• [Data shown]
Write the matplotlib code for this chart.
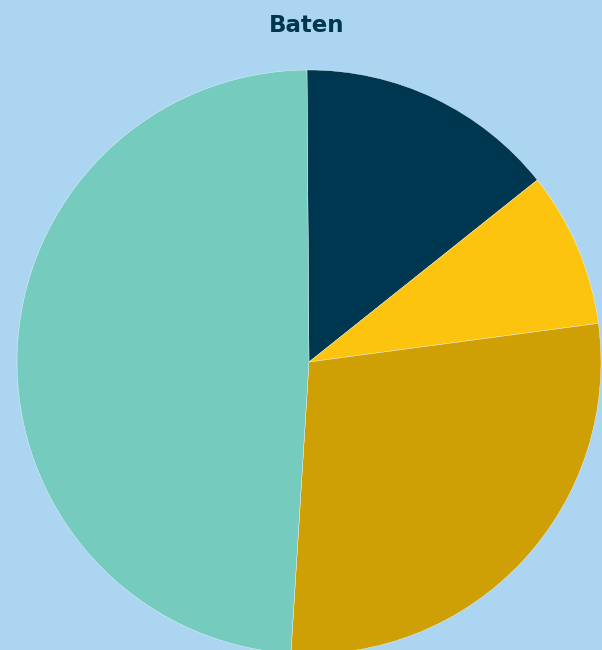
import matplotlib.pyplot as plt

# slice data, clockwise from the top
labels = ['A', 'B', 'C', 'D']
values = [14.4, 8.6, 28.1, 48.9]
colors = ['#003750', '#FDC40F', '#CFA006', '#76CBBF']

bg = '#ABD5F0'

fig = plt.figure(figsize=(6.02, 6.5), dpi=100)
fig.patch.set_facecolor(bg)
ax = fig.add_axes([0, 0, 1, 1])
ax.set_facecolor(bg)

# axes in pixel units so the pie sits where it does in the reference
ax.pie(values, colors=colors, startangle=90.4, counterclock=False,
       center=(309, 650 - 362), radius=292,
       wedgeprops=dict(edgecolor='white', linewidth=0.25))
ax.set_xlim(0, 602)
ax.set_ylim(0, 650)
ax.set_aspect('equal')
ax.axis('off')

fig.text(307 / 602, 1 - 25 / 650, 'Baten', ha='center', va='center',
         fontsize=16.5, fontweight='bold', color='#003750')

fig.savefig('out.png', dpi=100, facecolor=bg)
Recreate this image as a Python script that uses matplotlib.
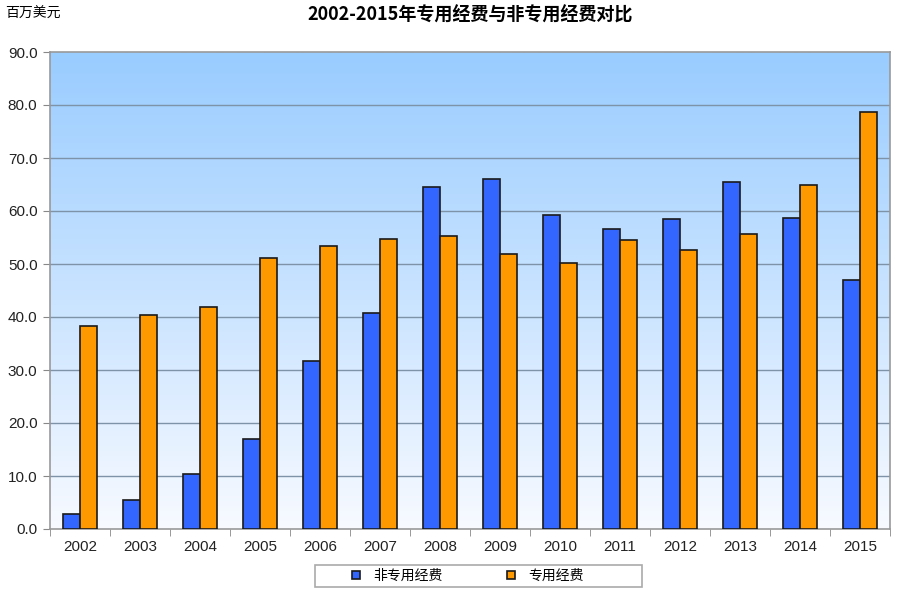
import numpy as np
import matplotlib
matplotlib.use('Agg')
import matplotlib.pyplot as plt
from matplotlib.patches import Rectangle

plt.rcParams['font.family'] = ['Liberation Sans', 'Noto Sans CJK SC']

# data
anos = ['2002', '2003', '2004', '2005', '2006', '2007', '2008',
        '2009', '2010', '2011', '2012', '2013', '2014', '2015']
nao_especial = [2.8, 5.5, 10.4, 17.0, 31.7, 40.8, 64.6,
                66.0, 59.2, 56.6, 58.5, 65.5, 58.7, 47.0]
especial = [38.3, 40.4, 41.9, 51.1, 53.4, 54.7, 55.3,
            51.9, 50.1, 54.5, 52.6, 55.7, 64.9, 78.7]
yticks = [0, 10, 20, 30, 40, 50, 60, 70, 80, 90]

fig = plt.figure(figsize=(9, 6), dpi=100)
ax = fig.add_axes([50/900, 71/600, 840/900, 477/600])

x = np.arange(len(anos))
w = 0.283

# fundo em degrade azul -> branco
grad = np.linspace(0, 1, 256).reshape(-1, 1)
topo = np.array([0.60, 0.80, 1.00])
base = np.array([0.97, 0.98, 1.00])
img = base + (topo - base) * grad[..., None]
ax.imshow(img, aspect='auto', extent=[-0.5, 13.5, 0, 90], origin='lower', zorder=0)

for yv in yticks[1:-1]:
    ax.axhline(yv, color='#7f93a8', lw=1, zorder=1)

ax.bar(x - w/2, nao_especial, w, color='#3366ff', edgecolor='#1a1a1a', lw=1.2,
       label='非专用经费', zorder=3)
ax.bar(x + w/2, especial, w, color='#ff9900', edgecolor='#1a1a1a', lw=1.2,
       label='专用经费', zorder=3)

ax.set_xlim(-0.5, 13.5)
ax.set_ylim(0, 90)
ax.set_yticks(yticks)
ax.set_yticklabels(['%.1f' % v for v in yticks], fontsize=11, color='#222222')
ax.set_xticks(x)
ax.set_xticklabels(anos, fontsize=11, color='#222222')
ax.set_xticks(np.arange(-0.5, 14, 1), minor=True)
ax.tick_params(axis='x', which='major', length=0, pad=8)
ax.tick_params(axis='x', which='minor', length=5, color='#888888')
ax.tick_params(axis='y', length=5, color='#888888', pad=4)
for s in ax.spines.values():
    s.set_color('#999999')
    s.set_linewidth(1.2)

fig.text(470/900, 1 - 15/600, '2002-2015年专用经费与非专用经费对比',
         ha='center', va='center', fontsize=13, fontweight='bold',
         family=['Noto Sans CJK SC'])
fig.text(5/900, 1 - 14/600, '百万美元', ha='left', va='center', fontsize=10,
         style='italic', family=['Noto Sans CJK SC'])

# caixa da legenda desenhada a mao
fig.patches.append(Rectangle((315/900, 1 - 587/600), 327/900, 22/600,
                             transform=fig.transFigure, facecolor='white',
                             edgecolor='#aaaaaa', lw=1.2))
leg = fig.legend(loc='center', bbox_to_anchor=(468/900, 1 - 576/600), ncol=2,
                 fontsize=10, frameon=False,
                 handlelength=0.55, handleheight=0.55, handletextpad=1.0,
                 columnspacing=4.6, borderpad=0.2, borderaxespad=0)

plt.savefig('out.png', dpi=100)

• [Task objective] Leave out the pictures, then repeat the listing above exactly from its first line to the line with "ax.set_facecolor(bg)", inclusive.

• [Written answer]
Write the matplotlib code for this chart.
import matplotlib.pyplot as plt

# slice data, clockwise from the top
labels = ['A', 'B', 'C', 'D']
values = [14.4, 8.6, 28.1, 48.9]
colors = ['#003750', '#FDC40F', '#CFA006', '#76CBBF']

bg = '#ABD5F0'

fig = plt.figure(figsize=(6.02, 6.5), dpi=100)
fig.patch.set_facecolor(bg)
ax = fig.add_axes([0, 0, 1, 1])
ax.set_facecolor(bg)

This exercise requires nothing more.